• **To do**
Give again exactly the lines that run from the start of the records to the line holding "const yTicks = [64, 68, 72, 76, 80, 84];", both ends counted. Do not include the pictures.

• **Available data**
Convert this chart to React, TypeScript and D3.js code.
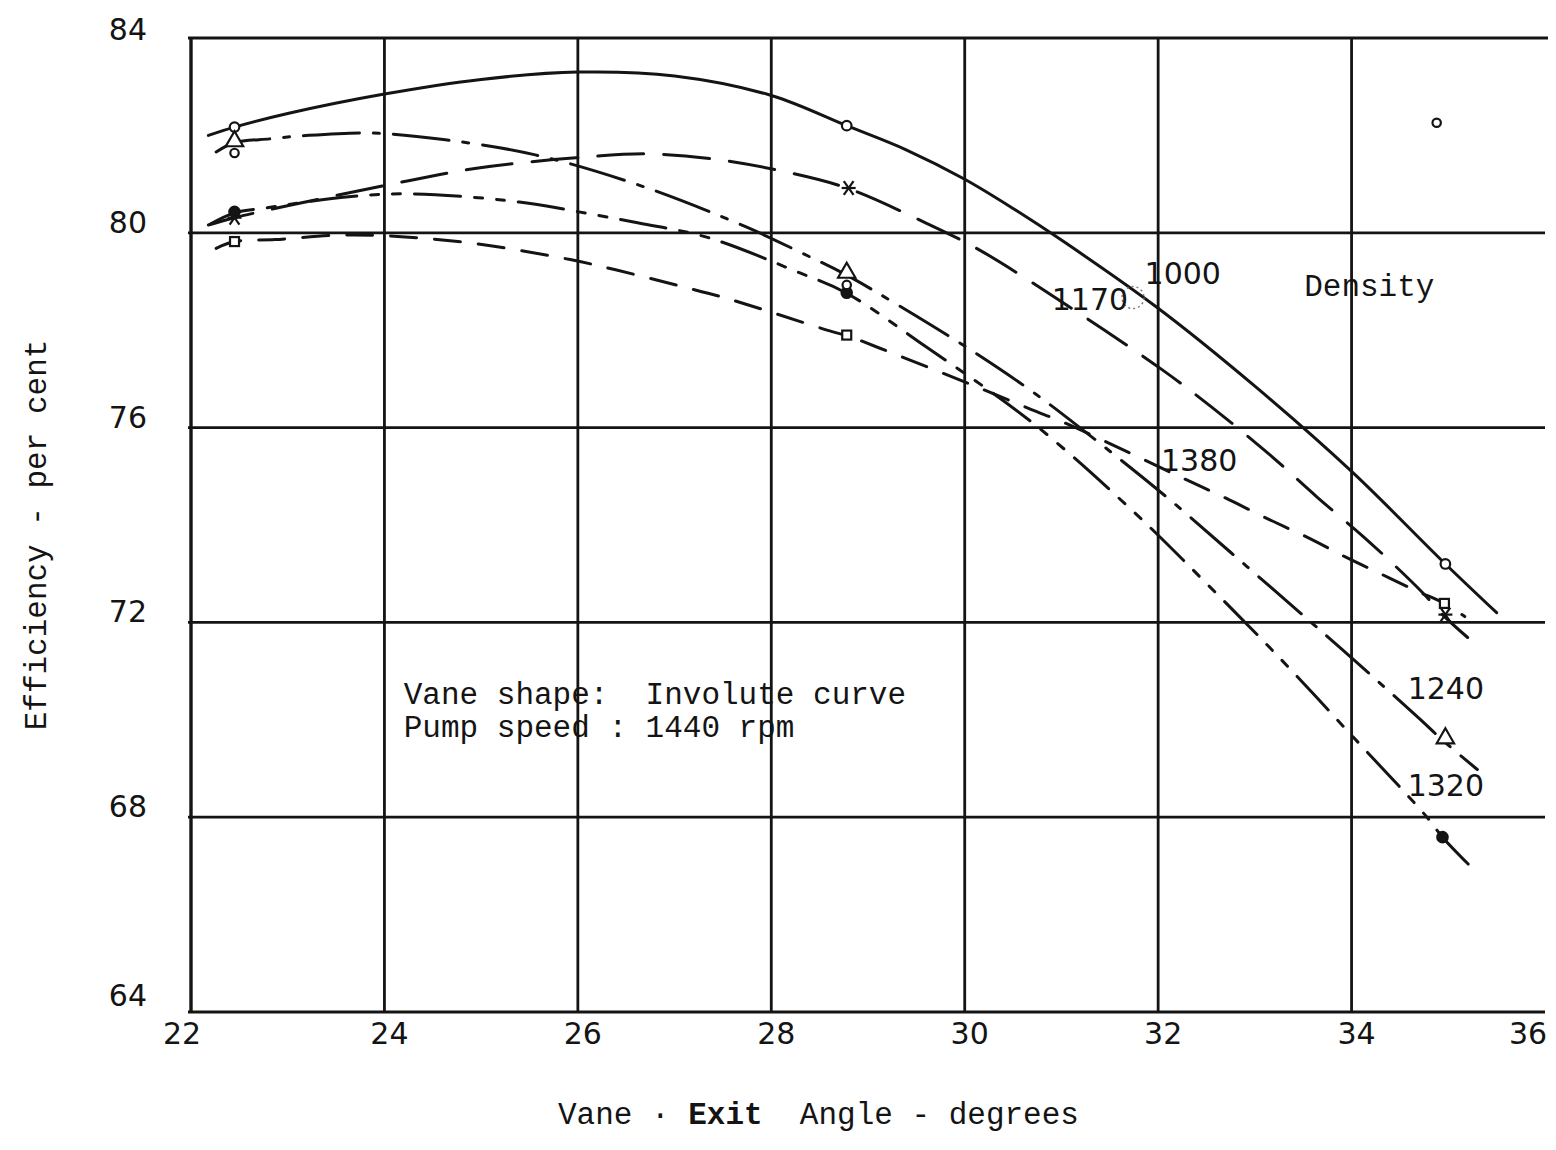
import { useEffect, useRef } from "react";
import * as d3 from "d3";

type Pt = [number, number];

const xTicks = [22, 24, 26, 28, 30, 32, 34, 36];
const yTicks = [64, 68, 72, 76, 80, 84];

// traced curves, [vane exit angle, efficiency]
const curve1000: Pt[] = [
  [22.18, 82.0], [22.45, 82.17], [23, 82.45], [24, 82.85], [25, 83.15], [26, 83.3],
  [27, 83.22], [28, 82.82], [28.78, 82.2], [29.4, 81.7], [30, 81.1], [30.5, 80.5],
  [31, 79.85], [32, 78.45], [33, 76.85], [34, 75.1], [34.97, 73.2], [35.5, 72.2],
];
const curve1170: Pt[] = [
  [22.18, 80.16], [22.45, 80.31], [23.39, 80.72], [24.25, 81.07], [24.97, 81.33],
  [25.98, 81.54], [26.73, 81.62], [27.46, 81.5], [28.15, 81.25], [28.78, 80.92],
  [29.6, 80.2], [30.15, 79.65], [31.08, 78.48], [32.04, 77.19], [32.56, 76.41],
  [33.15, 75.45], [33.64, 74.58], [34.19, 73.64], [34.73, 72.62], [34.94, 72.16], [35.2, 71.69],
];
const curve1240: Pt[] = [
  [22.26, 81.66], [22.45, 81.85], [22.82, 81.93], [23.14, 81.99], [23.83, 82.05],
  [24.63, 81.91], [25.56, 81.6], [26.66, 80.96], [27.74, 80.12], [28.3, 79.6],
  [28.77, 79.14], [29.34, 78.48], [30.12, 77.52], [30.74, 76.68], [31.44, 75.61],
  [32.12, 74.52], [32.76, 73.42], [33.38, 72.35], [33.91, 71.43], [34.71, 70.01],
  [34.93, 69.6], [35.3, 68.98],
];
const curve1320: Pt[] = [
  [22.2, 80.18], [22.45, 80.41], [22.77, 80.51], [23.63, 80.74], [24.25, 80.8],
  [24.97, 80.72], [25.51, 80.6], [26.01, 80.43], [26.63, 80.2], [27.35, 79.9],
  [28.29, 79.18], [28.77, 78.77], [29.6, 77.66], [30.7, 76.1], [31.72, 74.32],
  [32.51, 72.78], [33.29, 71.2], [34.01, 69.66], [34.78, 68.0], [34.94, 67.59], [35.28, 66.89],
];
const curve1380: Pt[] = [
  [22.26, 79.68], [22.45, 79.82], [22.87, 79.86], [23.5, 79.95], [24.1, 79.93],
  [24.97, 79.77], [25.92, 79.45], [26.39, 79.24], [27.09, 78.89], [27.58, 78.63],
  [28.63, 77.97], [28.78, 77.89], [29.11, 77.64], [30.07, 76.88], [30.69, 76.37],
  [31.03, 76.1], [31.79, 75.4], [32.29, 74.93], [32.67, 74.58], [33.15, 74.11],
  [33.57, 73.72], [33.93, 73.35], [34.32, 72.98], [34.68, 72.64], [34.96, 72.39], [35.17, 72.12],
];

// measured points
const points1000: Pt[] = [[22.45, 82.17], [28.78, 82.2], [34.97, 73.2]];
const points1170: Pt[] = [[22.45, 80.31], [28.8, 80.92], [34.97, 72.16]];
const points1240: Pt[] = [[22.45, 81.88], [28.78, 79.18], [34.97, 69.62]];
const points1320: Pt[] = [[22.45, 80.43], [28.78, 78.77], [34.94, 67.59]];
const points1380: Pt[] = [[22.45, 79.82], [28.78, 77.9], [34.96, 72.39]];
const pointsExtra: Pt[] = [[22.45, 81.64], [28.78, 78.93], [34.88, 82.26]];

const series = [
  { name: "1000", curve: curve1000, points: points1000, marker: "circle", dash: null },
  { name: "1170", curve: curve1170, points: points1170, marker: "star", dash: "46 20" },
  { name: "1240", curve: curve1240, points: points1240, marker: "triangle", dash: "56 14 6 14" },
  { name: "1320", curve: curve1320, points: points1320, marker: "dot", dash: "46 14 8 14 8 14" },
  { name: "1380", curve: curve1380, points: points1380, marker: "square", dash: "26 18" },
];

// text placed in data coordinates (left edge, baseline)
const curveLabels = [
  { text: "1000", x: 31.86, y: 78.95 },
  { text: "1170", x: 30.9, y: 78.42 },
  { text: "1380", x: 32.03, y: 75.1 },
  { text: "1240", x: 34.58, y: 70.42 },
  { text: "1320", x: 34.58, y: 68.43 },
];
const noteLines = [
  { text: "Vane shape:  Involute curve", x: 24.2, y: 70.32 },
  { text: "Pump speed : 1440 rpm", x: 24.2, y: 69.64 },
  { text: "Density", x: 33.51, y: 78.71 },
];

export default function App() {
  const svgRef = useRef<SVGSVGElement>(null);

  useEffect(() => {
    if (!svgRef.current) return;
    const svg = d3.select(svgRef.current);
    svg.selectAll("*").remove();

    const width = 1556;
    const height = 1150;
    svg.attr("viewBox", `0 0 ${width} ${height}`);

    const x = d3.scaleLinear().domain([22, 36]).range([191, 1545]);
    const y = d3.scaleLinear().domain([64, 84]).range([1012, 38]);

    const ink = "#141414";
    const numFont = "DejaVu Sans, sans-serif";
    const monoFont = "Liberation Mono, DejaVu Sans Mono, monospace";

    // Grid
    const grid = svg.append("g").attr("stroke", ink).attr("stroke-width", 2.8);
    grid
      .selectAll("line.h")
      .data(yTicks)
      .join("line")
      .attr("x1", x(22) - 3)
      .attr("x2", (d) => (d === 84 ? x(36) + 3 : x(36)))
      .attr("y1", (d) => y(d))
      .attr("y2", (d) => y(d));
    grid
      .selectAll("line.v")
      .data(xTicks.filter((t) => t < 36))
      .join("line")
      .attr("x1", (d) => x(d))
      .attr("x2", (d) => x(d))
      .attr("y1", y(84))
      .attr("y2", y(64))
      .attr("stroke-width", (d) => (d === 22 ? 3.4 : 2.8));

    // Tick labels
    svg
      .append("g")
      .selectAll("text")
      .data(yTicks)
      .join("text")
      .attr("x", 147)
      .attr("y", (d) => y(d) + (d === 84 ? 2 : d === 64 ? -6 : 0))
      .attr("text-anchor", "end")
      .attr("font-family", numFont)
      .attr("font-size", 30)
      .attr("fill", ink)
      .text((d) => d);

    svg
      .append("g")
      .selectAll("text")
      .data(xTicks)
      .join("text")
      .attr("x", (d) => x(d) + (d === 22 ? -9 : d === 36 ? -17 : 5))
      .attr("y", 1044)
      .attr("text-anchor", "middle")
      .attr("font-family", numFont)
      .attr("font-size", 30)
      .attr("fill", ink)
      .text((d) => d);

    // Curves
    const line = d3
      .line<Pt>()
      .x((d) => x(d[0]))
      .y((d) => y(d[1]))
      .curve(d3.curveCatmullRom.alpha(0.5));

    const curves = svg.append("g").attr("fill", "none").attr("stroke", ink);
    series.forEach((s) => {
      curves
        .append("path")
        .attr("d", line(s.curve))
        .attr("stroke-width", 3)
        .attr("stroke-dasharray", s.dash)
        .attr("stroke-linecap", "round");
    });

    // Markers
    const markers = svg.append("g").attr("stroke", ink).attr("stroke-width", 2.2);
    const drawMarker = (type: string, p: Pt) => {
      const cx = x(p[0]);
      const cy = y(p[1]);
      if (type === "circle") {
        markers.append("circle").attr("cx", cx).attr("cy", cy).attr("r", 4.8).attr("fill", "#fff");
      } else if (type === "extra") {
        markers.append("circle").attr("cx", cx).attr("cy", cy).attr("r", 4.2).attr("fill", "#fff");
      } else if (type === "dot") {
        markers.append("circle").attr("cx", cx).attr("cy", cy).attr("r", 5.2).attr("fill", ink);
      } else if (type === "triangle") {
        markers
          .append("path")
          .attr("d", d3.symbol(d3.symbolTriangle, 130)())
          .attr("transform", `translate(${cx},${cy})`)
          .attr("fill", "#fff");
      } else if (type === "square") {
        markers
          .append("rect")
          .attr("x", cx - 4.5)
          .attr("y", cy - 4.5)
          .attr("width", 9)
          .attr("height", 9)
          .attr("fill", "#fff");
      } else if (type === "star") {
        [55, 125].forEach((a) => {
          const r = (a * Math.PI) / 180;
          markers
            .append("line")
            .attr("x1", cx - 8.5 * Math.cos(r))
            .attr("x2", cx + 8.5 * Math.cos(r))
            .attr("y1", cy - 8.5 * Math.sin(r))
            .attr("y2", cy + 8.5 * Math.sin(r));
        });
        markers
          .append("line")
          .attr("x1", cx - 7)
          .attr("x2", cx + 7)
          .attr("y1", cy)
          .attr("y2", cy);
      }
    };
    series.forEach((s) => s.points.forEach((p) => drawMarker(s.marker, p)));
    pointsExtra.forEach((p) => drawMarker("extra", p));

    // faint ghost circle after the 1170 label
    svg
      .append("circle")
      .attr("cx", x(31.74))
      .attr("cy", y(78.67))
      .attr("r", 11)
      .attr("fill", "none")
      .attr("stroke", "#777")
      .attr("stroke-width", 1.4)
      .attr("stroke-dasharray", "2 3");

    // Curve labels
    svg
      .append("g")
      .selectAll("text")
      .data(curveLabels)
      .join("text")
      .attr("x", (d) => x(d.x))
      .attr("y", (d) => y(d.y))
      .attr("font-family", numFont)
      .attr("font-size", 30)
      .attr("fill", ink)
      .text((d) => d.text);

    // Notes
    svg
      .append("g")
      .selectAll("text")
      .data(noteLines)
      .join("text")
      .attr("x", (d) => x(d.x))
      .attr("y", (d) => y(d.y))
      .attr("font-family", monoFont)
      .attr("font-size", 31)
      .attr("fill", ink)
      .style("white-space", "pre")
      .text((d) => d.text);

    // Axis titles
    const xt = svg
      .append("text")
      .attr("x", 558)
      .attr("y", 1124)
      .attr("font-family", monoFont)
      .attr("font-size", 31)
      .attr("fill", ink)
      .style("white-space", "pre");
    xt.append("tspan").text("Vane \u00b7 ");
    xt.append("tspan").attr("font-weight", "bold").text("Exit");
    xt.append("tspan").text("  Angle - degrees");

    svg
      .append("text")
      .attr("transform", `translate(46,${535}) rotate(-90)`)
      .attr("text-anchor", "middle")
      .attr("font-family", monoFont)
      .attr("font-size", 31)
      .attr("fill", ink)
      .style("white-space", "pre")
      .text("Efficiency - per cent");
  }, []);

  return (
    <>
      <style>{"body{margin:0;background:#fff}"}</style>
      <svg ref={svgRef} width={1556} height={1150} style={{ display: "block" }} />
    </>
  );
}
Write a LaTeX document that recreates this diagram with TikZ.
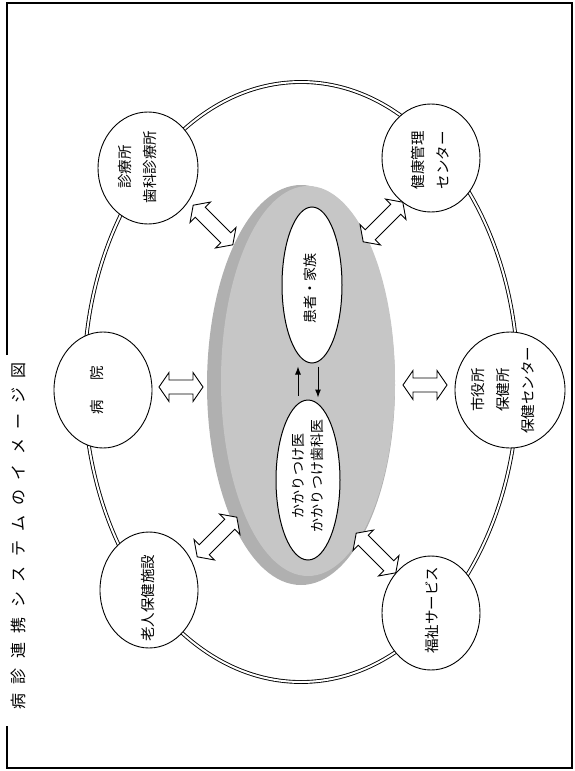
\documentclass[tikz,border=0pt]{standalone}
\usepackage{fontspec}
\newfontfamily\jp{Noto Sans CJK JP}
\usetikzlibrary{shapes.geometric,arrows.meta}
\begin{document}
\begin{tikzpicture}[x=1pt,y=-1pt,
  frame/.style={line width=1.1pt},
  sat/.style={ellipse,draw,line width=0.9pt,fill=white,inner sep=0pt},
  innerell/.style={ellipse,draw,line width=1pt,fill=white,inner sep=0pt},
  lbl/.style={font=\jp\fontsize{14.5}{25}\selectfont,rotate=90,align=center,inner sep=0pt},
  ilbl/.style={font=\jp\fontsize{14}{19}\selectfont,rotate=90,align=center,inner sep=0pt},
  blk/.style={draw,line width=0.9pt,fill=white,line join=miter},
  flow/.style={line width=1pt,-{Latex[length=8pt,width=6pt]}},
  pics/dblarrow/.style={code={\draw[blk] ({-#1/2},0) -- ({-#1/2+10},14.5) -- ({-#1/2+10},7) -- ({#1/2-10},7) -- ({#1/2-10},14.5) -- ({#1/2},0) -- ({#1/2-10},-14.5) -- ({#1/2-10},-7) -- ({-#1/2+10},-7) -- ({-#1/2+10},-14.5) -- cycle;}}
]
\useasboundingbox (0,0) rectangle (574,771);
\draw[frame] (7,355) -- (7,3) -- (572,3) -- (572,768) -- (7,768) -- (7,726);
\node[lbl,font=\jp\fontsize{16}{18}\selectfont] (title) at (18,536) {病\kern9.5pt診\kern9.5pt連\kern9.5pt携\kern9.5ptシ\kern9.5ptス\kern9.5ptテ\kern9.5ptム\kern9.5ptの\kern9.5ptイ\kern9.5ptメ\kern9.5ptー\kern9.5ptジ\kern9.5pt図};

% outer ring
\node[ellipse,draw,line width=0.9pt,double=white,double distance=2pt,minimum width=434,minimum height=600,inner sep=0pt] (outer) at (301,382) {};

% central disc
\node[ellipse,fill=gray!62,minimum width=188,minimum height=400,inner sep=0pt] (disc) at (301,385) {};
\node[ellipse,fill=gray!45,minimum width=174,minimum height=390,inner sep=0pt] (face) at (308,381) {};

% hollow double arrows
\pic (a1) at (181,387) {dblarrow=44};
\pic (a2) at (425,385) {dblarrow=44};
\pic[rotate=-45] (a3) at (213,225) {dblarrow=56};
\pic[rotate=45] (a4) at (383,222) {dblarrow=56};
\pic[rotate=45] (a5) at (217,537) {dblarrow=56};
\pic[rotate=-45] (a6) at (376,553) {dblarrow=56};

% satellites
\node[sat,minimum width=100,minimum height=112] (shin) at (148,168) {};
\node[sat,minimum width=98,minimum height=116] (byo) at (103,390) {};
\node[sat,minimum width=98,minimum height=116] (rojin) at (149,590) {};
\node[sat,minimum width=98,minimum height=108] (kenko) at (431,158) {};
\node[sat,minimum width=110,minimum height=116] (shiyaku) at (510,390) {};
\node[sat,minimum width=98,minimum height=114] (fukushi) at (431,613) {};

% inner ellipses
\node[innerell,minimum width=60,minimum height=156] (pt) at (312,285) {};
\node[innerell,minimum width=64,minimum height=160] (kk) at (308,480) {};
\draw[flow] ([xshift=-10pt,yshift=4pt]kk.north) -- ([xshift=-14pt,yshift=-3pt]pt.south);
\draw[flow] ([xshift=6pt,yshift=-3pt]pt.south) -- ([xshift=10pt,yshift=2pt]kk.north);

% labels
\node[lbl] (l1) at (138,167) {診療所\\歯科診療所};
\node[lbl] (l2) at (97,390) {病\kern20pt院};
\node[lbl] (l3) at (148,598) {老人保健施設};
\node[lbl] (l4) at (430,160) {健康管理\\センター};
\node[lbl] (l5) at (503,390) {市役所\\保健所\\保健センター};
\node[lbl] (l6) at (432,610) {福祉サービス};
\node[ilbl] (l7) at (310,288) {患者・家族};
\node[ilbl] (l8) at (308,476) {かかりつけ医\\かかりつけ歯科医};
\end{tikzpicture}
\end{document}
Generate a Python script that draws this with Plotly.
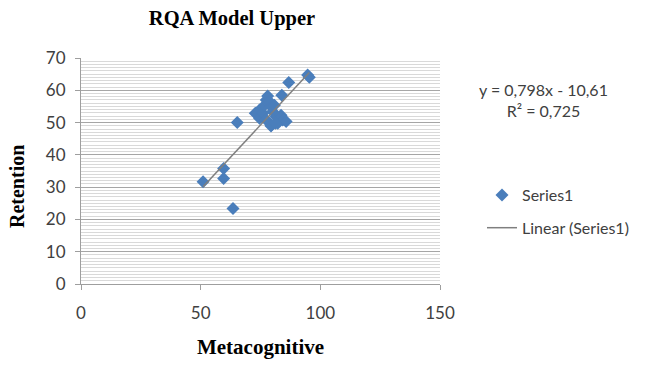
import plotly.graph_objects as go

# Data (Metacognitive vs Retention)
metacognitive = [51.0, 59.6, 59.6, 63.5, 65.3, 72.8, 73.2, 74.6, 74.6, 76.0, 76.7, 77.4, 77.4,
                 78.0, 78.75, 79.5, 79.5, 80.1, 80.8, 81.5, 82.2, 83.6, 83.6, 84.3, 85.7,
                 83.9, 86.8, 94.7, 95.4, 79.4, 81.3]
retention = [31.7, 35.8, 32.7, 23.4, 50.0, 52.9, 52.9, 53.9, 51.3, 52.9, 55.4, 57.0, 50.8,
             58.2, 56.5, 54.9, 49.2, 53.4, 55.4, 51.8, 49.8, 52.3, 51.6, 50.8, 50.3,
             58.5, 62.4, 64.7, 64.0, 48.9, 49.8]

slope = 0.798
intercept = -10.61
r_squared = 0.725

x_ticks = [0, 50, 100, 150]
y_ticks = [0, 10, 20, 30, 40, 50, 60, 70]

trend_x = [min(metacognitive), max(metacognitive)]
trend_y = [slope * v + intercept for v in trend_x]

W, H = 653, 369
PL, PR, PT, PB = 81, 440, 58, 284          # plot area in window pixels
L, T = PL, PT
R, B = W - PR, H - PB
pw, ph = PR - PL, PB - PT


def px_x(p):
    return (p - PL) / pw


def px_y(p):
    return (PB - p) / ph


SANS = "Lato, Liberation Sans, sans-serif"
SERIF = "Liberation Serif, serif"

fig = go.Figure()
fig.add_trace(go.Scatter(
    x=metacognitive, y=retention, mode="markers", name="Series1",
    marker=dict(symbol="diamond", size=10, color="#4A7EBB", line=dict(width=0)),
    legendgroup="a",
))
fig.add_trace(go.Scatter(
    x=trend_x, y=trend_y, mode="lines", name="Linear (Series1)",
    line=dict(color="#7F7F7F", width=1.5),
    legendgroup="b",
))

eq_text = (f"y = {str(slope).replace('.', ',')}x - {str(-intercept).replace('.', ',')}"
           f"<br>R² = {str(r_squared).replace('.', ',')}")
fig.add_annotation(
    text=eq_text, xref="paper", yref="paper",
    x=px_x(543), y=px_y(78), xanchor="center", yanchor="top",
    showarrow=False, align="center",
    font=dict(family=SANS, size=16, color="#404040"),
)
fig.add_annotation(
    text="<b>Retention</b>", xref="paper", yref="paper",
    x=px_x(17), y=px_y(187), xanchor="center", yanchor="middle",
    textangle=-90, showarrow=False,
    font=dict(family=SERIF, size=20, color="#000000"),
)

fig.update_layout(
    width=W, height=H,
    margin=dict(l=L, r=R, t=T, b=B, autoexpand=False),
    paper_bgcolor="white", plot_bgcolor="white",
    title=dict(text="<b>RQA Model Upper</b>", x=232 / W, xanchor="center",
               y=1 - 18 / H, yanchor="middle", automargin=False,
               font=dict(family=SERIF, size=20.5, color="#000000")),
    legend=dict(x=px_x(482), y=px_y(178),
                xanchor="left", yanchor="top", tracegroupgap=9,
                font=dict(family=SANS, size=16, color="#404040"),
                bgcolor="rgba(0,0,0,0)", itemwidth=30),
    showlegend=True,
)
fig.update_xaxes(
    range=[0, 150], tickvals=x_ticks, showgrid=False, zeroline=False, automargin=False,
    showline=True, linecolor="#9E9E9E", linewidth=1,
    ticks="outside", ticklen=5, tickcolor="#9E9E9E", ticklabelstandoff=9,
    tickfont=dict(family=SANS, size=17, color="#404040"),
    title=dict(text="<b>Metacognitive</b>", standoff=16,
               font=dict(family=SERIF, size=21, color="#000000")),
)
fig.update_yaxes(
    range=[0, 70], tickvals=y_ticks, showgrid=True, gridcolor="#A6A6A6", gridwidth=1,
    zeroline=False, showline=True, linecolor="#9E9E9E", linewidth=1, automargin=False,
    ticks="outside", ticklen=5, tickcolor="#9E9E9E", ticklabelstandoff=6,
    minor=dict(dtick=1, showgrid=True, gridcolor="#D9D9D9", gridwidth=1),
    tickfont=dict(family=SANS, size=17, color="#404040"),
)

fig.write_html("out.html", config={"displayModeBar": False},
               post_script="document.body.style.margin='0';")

• **Complete answer**
Convert this chart to React, TypeScript and D3.js code.
import { useEffect, useRef } from "react";
import * as d3 from "d3";

type Pt = [number, number];

const xTicks = [22, 24, 26, 28, 30, 32, 34, 36];
const yTicks = [64, 68, 72, 76, 80, 84];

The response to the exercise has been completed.